İsmailağa Cemaati'nin 60 yıldan fazla şeyhliğini taşıyan Mahmut Efendi( Ustaosmanoğlu) vefat edince Hasan Efendi yerine geçti. Fakat karizmatik bir şeyhin vefatı ile beraber çeşitli tartışmalar yaşanıyor. Cemaat de kamuoyuna çeşitli açıklamalar da bulundu. Hasan Efendi de vefat edince, yerine geçecek kişi için son yıllarda popüler hale gelen Ahmet Ünlü'nün yaptığı konuşmalar ile beraber Cemaatin de kendi içindeki tutumunu kamuoyuna sunması beraberinde geldi. Belki de tarikatlar tarihinde yaşanan ilk önemli değişmelerdir bunlar. İsmailağa gibi geleneksel İslam anlayışını yaşamak için birçok dışlanmayı da karşısına almayı göze alan bir çevreden bunun olması sosyolojik açıdan oldukça dikkat çekicidir.
Neden mi?
Tarikatlarda rahmana göçen şeyhin yerine kimin geleceği mahremdir. Atanma ve seçim ile yürümez. Çünkü bu makamın "verildiğine" inanılır. Bunu da şeyh kendisi halefine söyler. Kamuoyuna duyurma gereğini de duymazlar. Oysa İsmailağa Cemaatindeki gelişmeler yeni bir durumu ifade ediyor. Belki de buna "sufi içtihat" demek gerekir. Fakat epeyce önemli ve de önemli sonuçlara yol açacak bir içtihat.

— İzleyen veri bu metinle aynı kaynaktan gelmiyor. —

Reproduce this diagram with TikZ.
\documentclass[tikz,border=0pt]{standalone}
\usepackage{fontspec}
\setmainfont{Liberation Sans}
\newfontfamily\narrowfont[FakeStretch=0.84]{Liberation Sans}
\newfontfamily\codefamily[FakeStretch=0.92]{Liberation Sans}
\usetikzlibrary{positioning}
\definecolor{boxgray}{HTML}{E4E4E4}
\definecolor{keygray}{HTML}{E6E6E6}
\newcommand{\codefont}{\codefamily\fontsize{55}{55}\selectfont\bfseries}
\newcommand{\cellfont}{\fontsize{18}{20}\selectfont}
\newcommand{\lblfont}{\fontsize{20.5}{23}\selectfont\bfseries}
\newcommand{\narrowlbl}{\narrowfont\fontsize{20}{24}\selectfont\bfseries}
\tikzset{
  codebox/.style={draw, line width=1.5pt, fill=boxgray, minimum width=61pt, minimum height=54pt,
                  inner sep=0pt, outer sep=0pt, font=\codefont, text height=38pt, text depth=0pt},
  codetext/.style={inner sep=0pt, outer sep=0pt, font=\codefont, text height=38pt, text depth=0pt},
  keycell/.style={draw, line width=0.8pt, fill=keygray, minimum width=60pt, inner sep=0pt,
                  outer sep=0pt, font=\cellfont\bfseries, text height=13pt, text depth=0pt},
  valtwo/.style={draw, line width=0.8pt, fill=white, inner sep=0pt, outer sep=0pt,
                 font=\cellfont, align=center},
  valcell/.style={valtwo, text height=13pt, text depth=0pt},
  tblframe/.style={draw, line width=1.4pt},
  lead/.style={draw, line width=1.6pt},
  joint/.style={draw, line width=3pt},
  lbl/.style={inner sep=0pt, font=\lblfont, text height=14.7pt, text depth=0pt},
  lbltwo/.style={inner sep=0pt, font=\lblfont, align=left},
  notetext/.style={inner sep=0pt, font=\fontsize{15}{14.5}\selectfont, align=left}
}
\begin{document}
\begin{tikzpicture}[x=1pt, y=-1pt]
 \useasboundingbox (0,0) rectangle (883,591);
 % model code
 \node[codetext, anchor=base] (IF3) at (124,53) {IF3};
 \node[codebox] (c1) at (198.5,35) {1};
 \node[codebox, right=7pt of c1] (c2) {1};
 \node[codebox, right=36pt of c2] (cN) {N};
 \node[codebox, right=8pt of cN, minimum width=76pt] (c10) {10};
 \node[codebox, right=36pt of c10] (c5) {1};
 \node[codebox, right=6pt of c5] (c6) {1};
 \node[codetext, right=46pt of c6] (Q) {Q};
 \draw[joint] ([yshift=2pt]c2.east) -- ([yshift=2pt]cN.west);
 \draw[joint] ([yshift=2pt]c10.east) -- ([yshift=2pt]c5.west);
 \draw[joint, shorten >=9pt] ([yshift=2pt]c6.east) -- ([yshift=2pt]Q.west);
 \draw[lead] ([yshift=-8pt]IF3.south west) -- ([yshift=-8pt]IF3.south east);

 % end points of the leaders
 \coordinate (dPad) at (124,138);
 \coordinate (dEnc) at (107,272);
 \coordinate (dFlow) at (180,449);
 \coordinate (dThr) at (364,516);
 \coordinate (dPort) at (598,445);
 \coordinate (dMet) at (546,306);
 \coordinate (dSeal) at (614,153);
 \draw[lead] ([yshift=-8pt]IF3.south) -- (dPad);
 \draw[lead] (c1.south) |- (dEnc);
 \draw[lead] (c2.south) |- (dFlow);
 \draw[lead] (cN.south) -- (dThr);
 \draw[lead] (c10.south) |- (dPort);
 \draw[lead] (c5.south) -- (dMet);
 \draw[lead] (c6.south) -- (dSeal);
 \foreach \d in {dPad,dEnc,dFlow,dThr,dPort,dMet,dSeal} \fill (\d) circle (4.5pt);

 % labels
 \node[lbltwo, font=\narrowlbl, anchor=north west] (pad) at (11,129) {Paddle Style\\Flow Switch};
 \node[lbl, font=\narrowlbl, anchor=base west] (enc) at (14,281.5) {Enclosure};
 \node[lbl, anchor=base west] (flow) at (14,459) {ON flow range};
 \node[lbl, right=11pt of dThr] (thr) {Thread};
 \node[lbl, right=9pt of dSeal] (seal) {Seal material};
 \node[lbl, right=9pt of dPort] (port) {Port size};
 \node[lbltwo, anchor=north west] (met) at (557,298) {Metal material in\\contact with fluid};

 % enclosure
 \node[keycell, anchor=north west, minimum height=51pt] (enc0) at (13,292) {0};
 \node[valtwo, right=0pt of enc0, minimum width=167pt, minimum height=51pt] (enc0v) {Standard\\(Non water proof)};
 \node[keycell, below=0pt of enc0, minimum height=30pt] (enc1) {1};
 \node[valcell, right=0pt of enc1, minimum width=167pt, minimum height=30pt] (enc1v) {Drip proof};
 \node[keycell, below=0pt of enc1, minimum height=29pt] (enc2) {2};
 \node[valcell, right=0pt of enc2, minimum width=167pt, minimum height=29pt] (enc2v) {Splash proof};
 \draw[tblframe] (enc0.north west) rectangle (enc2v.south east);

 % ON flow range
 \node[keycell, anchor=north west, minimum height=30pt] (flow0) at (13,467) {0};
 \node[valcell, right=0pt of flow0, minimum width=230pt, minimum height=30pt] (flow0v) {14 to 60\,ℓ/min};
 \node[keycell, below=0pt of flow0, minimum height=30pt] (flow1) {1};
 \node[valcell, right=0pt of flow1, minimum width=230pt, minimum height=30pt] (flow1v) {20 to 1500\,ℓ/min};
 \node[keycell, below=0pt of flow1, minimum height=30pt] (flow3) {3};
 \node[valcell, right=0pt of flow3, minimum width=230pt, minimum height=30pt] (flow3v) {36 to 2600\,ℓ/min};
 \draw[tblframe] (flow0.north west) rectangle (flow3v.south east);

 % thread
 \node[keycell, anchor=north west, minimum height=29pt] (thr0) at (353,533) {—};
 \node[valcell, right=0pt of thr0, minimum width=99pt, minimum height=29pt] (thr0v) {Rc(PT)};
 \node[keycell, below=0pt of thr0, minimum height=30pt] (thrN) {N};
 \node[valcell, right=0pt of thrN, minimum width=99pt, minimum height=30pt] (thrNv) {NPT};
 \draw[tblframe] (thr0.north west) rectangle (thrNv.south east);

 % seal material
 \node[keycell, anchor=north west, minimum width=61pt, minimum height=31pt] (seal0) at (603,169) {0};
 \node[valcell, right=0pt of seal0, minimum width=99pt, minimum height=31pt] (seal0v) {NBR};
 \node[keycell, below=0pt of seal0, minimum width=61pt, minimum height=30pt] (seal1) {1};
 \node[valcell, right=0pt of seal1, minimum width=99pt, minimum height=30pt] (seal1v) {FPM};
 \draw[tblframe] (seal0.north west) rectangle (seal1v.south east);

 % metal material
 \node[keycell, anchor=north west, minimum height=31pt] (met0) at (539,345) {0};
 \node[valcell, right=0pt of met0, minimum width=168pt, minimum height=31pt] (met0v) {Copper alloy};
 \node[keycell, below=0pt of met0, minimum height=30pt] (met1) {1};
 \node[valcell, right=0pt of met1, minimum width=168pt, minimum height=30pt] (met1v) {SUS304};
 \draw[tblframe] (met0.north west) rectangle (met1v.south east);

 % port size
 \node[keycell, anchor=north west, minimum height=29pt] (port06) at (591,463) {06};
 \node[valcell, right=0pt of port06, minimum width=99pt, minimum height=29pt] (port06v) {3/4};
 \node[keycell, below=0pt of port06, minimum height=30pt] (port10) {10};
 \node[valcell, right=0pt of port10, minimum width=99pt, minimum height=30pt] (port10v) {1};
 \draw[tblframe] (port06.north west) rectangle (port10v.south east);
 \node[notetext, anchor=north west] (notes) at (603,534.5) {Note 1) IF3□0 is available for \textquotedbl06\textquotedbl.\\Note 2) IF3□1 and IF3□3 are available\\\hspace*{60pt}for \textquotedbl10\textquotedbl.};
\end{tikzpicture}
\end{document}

Hasan Kılıç'ın vefatından sonra İsmailağa Cemaati İstişare Kurulu, kamuoyuna yeni şeyhin Fikri Doğan olduğunu açıkladı. Bu karar sosyal medyada herkese duyuruldu. Salih Topçu, yeni şeyh ilan edildi. Yine ilk defa birçok ulusal gazeteci davet edilerek onlara basın açıklaması yapıldı. Bütün bunlar cemaatin kendi çevresini ve genel kamuoyunu bilgilendirmeyi amaçlıyor. Cemaatin bütünsel varlığına yöneldiğini düşündükleri arayışlara set çekme amacı da var. Fakat bütün bunlar sonuçta tarikatların yeni bir evreye geçtiklerini anlamak açısından da önemli gelişmeler.